Perhaps the most profound application comes from combining HMBC with isotopic labeling to trace the flow of atoms through biosynthetic pathways. How does a fungus, for instance, build a complex antibiotic? We can "spy" on the process by feeding the organism a nutrient, like acetate, that has been enriched with a heavy, non-radioactive isotope of carbon, $^{13}\text{C}$. The fungus incorporates these labeled atoms into its final product. In the HMBC spectrum, we now look for correlations to these specific, intentionally-enriched $^{13}\text{C}$ atoms. Finding a proton that "sees" two of these labeled carbons not only helps us assign the molecule's structure but also confirms the very biosynthetic hypothesis of how it was made. We are, in a very real sense, watching nature's chemistry at work.

The fundamental principles of physics that govern the HMBC experiment are universal. They are not confined to the carbon, hydrogen, and oxygen that dominate organic chemistry. The technique is just as powerful when applied to the diverse and fascinating world of inorganic and materials chemistry.

We can extend our analysis to organometallic complexes, where metal atoms form the core of the structure. We saw earlier how a bond path could be traced through a phosphorus atom. We can go even further. Imagine an exotic bimetallic complex containing silicon. The question might be whether a silyl group ($\text{-SiH}_2\text{-}$) is bound to just one metal center (a terminal position) or acts as a bridge between two (a bridging position). A special variant of HMBC, which detects $^{1}$H–$^{29}$Si correlations, can solve this puzzle with elegance. A bridging silicon is three bonds away from protons on ligands attached to both metal centers, and will thus show two sets of correlations. A terminal silicon, however, is only close enough to show a correlation to the ligands on its one parent metal. The HMBC pattern, therefore, becomes a direct readout of the fundamental bonding mode of the inorganic core, a critical piece of information for understanding catalysis and reactivity.

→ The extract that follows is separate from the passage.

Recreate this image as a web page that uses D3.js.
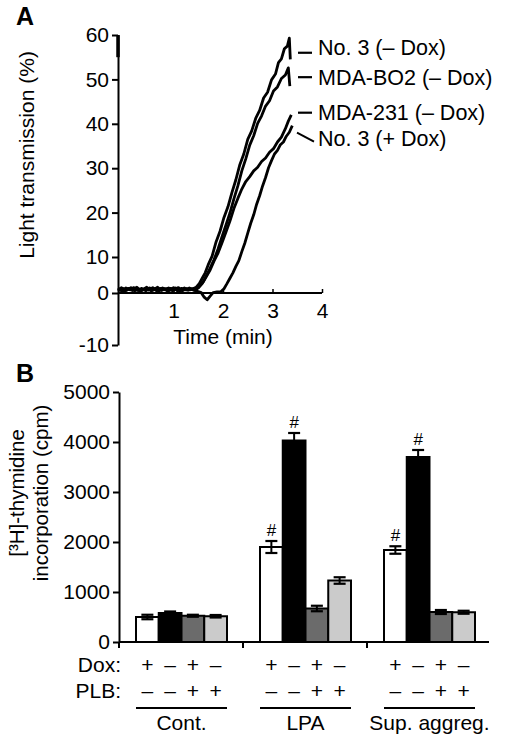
<!DOCTYPE html>
<html><head><meta charset="utf-8">
<script src="https://cdn.jsdelivr.net/npm/d3@7/dist/d3.min.js"></script>
<style>
html,body{margin:0;padding:0;background:#fff;}
svg text{font-family:"Liberation Sans",Arial,Helvetica,sans-serif;fill:#000;}
</style></head>
<body><svg id="chart" width="510" height="740"></svg>
<script>
// ---------- Panel A data (time in min, light transmission in %) ----------
const no3Minus = [[-0.12,0.9],[-0.05,1.5],[0.02,0.5],[0.1,1.3],[0.18,0.7],[0.26,1.6],[0.34,0.6],[0.42,1.2],[0.5,0.8],[0.58,1.5],[0.66,0.6],[0.74,1.3],[0.82,0.9],[0.9,1.4],[0.98,0.6],[1.06,1.2],[1.14,0.7],[1.22,1.4],[1.3,0.8],[1.38,1.1],[1.46,1.6],[1.52,2.6],[1.58,4.1],[1.64,5.6],[1.7,7.8],[1.78,10.2],[1.86,13.4],[1.94,15.8],[2.02,18.9],[2.1,21.3],[2.18,24.5],[2.26,27.4],[2.34,30.8],[2.42,33.2],[2.5,36.5],[2.58,38.4],[2.66,41.2],[2.74,43.0],[2.82,45.8],[2.9,47.1],[2.98,49.9],[3.06,51.2],[3.12,53.8],[3.18,54.6],[3.24,56.9],[3.3,57.5],[3.34,59.3],[3.36,54.5]];
const mdaBO2Minus = [[-0.12,1.2],[-0.04,0.6],[0.04,1.4],[0.12,0.9],[0.2,1.5],[0.28,0.7],[0.36,1.3],[0.44,0.6],[0.52,1.4],[0.6,0.9],[0.68,1.6],[0.76,0.7],[0.84,1.2],[0.92,0.8],[1.0,1.5],[1.08,0.6],[1.16,1.3],[1.24,0.9],[1.32,1.4],[1.4,0.8],[1.48,1.2],[1.54,2.2],[1.6,3.1],[1.66,4.6],[1.74,6.9],[1.82,9.3],[1.9,11.8],[1.98,14.6],[2.06,17.2],[2.14,19.9],[2.22,23.1],[2.3,26.0],[2.38,29.4],[2.46,32.1],[2.54,35.2],[2.62,37.3],[2.7,40.1],[2.78,41.8],[2.86,44.0],[2.94,45.2],[3.02,47.4],[3.1,48.3],[3.18,50.2],[3.26,51.0],[3.32,52.6],[3.35,48.5]];
const mda231Minus = [[-0.12,0.7],[-0.03,1.3],[0.06,0.8],[0.14,1.5],[0.22,0.6],[0.3,1.1],[0.38,0.9],[0.46,1.6],[0.54,0.7],[0.62,1.2],[0.7,0.6],[0.78,1.4],[0.86,0.8],[0.94,1.3],[1.02,0.9],[1.1,1.5],[1.18,0.6],[1.26,1.2],[1.34,0.9],[1.42,1.3],[1.5,1.4],[1.58,2.6],[1.66,4.5],[1.74,6.4],[1.82,8.9],[1.9,10.9],[1.98,13.2],[2.06,15.6],[2.14,18.1],[2.22,20.9],[2.3,23.2],[2.38,25.3],[2.46,27.0],[2.54,28.1],[2.62,29.4],[2.7,30.2],[2.78,31.5],[2.86,32.3],[2.94,33.6],[3.02,34.4],[3.1,35.9],[3.18,37.0],[3.26,38.9],[3.32,40.6],[3.38,42.0]];
const no3Plus = [[-0.12,1.0],[-0.02,0.5],[0.08,1.2],[0.16,0.8],[0.24,1.4],[0.32,0.5],[0.4,1.0],[0.48,1.3],[0.56,0.6],[0.64,1.1],[0.72,0.7],[0.8,1.3],[0.88,0.5],[0.96,1.0],[1.04,1.4],[1.12,0.6],[1.2,1.1],[1.28,0.8],[1.36,1.2],[1.44,0.6],[1.5,0.4],[1.56,0.1],[1.62,-0.8],[1.68,-1.3],[1.74,-0.6],[1.8,0.1],[1.88,0.3],[1.96,0.4],[2.02,1.2],[2.08,2.6],[2.14,4.1],[2.2,5.6],[2.26,7.4],[2.32,9.0],[2.38,11.2],[2.44,13.1],[2.5,15.4],[2.56,17.6],[2.62,19.5],[2.68,21.9],[2.74,23.8],[2.8,26.0],[2.86,27.9],[2.92,30.1],[2.98,31.7],[3.04,33.2],[3.1,34.0],[3.16,35.3],[3.22,35.9],[3.28,37.2],[3.34,38.1],[3.4,39.6]];
const traceLabels = ["No. 3 (\u2013 Dox)", "MDA-BO2 (\u2013 Dox)", "MDA-231 (\u2013 Dox)", "No. 3 (+ Dox)"];
const traceLabelValues = [56, 50.5, 42.5, 38];   // value where each label's leader line points
const yTicksA = [-10, 0, 10, 20, 30, 40, 50, 60];
const xTicksA = [1, 2, 3, 4];

// ---------- Panel B data ([3H]-thymidine incorporation, cpm) ----------
const groups = ["Cont.", "LPA", "Sup. aggreg."];
const doxSigns = ["+", "\u2013", "+", "\u2013"];
const plbSigns = ["\u2013", "\u2013", "+", "+"];
const contMeans = [500, 580, 525, 515];
const contErrs  = [45, 30, 20, 25];
const lpaMeans  = [1900, 4030, 670, 1230];
const lpaErrs   = [120, 150, 55, 65];
const supMeans  = [1840, 3700, 600, 595];
const supErrs   = [75, 140, 40, 30];
const contSig = [false, false, false, false];
const lpaSig  = [true, true, false, false];
const supSig  = [true, true, false, false];
const yTicksB = [0, 1000, 2000, 3000, 4000, 5000];
const barFills = ["#ffffff", "#000000", "#6b6b6b", "#cbcbcb"];

const FONT = "Liberation Sans, Arial, sans-serif";
const fmtHyphen = d => String(d);   // plain hyphen-minus as in the original ("-10")

const svg = d3.select("#chart");
svg.append("rect").attr("width", 510).attr("height", 740).attr("fill", "#fff");

// ================= Panel A =================
const xA = d3.scaleLinear().domain([0, 4]).range([124, 322]);
const yA = d3.scaleLinear().domain([-10, 0, 10, 60]).range([345, 293, 257, 35]);
const axisXA = 118;

svg.append("text").attr("x", 16).attr("y", 25).attr("font-size", 25).attr("font-weight", "bold").text("A");

const gYA = svg.append("g").attr("transform", `translate(${axisXA},0)`)
  .call(d3.axisLeft(yA).tickValues(yTicksA).tickSize(6).tickSizeOuter(0).tickPadding(3).tickFormat(fmtHyphen));
gYA.selectAll("path,line").attr("stroke", "#000").attr("stroke-width", 2);
gYA.selectAll("text").attr("font-size", 21).attr("font-family", FONT);
svg.append("line").attr("x1", axisXA).attr("x2", axisXA).attr("y1", yA(60)).attr("y2", yA(55))
  .attr("stroke", "#000").attr("stroke-width", 3.5);

const gXA = svg.append("g").attr("transform", `translate(0,${yA(0)})`)
  .call(d3.axisBottom(xA).tickValues(xTicksA).tickSize(-4).tickSizeOuter(0).tickPadding(10).tickFormat(fmtHyphen));
gXA.select(".domain").remove();
gXA.selectAll("line").attr("stroke", "#000").attr("stroke-width", 1.5);
gXA.selectAll("text").attr("font-size", 21).attr("font-family", FONT);
svg.append("line").attr("x1", axisXA).attr("x2", xA(4)).attr("y1", yA(0)).attr("y2", yA(0))
  .attr("stroke", "#000").attr("stroke-width", 2);

svg.append("text").attr("x", 223).attr("y", 344).attr("text-anchor", "middle").attr("font-size", 21).text("Time (min)");
svg.append("text").attr("transform", "translate(34,155) rotate(-90)").attr("text-anchor", "middle")
  .attr("font-size", 21).text("Light transmission (%)");

const lineA = d3.line().x(d => xA(d[0])).y(d => yA(d[1]));
[no3Minus, mdaBO2Minus, mda231Minus, no3Plus].forEach(tr => {
  svg.append("path").attr("d", lineA(tr)).attr("fill", "none").attr("stroke", "#000")
    .attr("stroke-width", 2.8).attr("stroke-linejoin", "round");
});

const labelY = [55, 85, 120, 146];
traceLabels.forEach((lab, i) => {
  const ly = yA(traceLabelValues[i]);
  if (i < 3) {
    svg.append("line").attr("x1", 298).attr("x2", 312).attr("y1", ly).attr("y2", ly)
      .attr("stroke", "#000").attr("stroke-width", 2.2);
  } else {
    svg.append("line").attr("x1", 297).attr("x2", 314).attr("y1", ly).attr("y2", ly + 9)
      .attr("stroke", "#000").attr("stroke-width", 2);
  }
  svg.append("text").attr("x", 318).attr("y", labelY[i]).attr("font-size", 21.5).text(lab);
});

// ================= Panel B =================
svg.append("text").attr("x", 16).attr("y", 382).attr("font-size", 25).attr("font-weight", "bold").text("B");

const yB = d3.scaleLinear().domain([0, 5000]).range([642, 392]);
const xG = d3.scaleBand().domain(groups).range([119, 491]).padding(0);
const xBar = d3.scaleBand().domain([0, 1, 2, 3]).range([17, 108]).padding(0);
const axisXB = 119;

const gYB = svg.append("g").attr("transform", `translate(${axisXB},0)`)
  .call(d3.axisLeft(yB).tickValues(yTicksB).tickSize(6).tickSizeOuter(0).tickPadding(3).tickFormat(fmtHyphen));
gYB.selectAll("path,line").attr("stroke", "#000").attr("stroke-width", 2);
gYB.selectAll("text").attr("font-size", 21).attr("font-family", FONT);

svg.append("line").attr("x1", axisXB).attr("x2", 489).attr("y1", yB(0)).attr("y2", yB(0))
  .attr("stroke", "#000").attr("stroke-width", 2.2);
groups.forEach(g => {
  svg.append("line").attr("x1", xG(g)).attr("x2", xG(g)).attr("y1", yB(0)).attr("y2", yB(0) + 6)
    .attr("stroke", "#000").attr("stroke-width", 2);
});

svg.append("text").attr("transform", "translate(24,493) rotate(-90)").attr("text-anchor", "middle")
  .attr("font-size", 20.5).text("[\u00B3H]-thymidine");
svg.append("text").attr("transform", "translate(48,493) rotate(-90)").attr("text-anchor", "middle")
  .attr("font-size", 20.5).text("incorporation (cpm)");

const groupData = [
  { name: groups[0], means: contMeans, errs: contErrs, sig: contSig },
  { name: groups[1], means: lpaMeans, errs: lpaErrs, sig: lpaSig },
  { name: groups[2], means: supMeans, errs: supErrs, sig: supSig }
];

groupData.forEach(gd => {
  const g0 = xG(gd.name);
  gd.means.forEach((m, i) => {
    const bx = g0 + xBar(i), bw = xBar.bandwidth();
    svg.append("rect").attr("x", bx).attr("y", yB(m)).attr("width", bw).attr("height", yB(0) - yB(m))
      .attr("fill", barFills[i]).attr("stroke", "#000").attr("stroke-width", 2);
    const cx = bx + bw / 2, e = gd.errs[i];
    svg.append("line").attr("x1", cx).attr("x2", cx).attr("y1", yB(m + e)).attr("y2", yB(m - e))
      .attr("stroke", "#000").attr("stroke-width", 2);
    [m + e, m - e].forEach(v => svg.append("line").attr("x1", cx - 6).attr("x2", cx + 6)
      .attr("y1", yB(v)).attr("y2", yB(v)).attr("stroke", "#000").attr("stroke-width", 2.2));
    if (gd.sig[i]) {
      svg.append("text").attr("x", cx).attr("y", yB(m + e) - 5).attr("text-anchor", "middle")
        .attr("font-size", 17).text("#");
    }
    svg.append("text").attr("x", cx).attr("y", 672).attr("text-anchor", "middle").attr("font-size", 21).text(doxSigns[i]);
    svg.append("text").attr("x", cx).attr("y", 698).attr("text-anchor", "middle").attr("font-size", 21).text(plbSigns[i]);
  });
  svg.append("line").attr("x1", g0 + xBar(0)).attr("x2", g0 + xBar(3) + xBar.bandwidth())
    .attr("y1", 708).attr("y2", 708).attr("stroke", "#000").attr("stroke-width", 2);
  svg.append("text").attr("x", g0 + (xBar(0) + xBar(3) + xBar.bandwidth()) / 2).attr("y", 730)
    .attr("text-anchor", "middle").attr("font-size", 21).text(gd.name);
});

svg.append("text").attr("x", 121).attr("y", 672).attr("text-anchor", "end").attr("font-size", 21).text("Dox:");
svg.append("text").attr("x", 121).attr("y", 698).attr("text-anchor", "end").attr("font-size", 21).text("PLB:");
</script>
</body></html>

Frompiecing together simple solvents to deciphering the architecture of life's most complex molecules and mapping the skeletons of novel catalysts, the applications of HMBC are as broad as chemistry itself. It is far more than a complex instrument in the corner of a laboratory. It is a new way of seeing the molecular world—translating the invisible, nanometer-scale dance of atoms into a beautiful and logical map that we can read and understand. It reveals, in stunning detail, the inherent beauty and unity of chemical structure.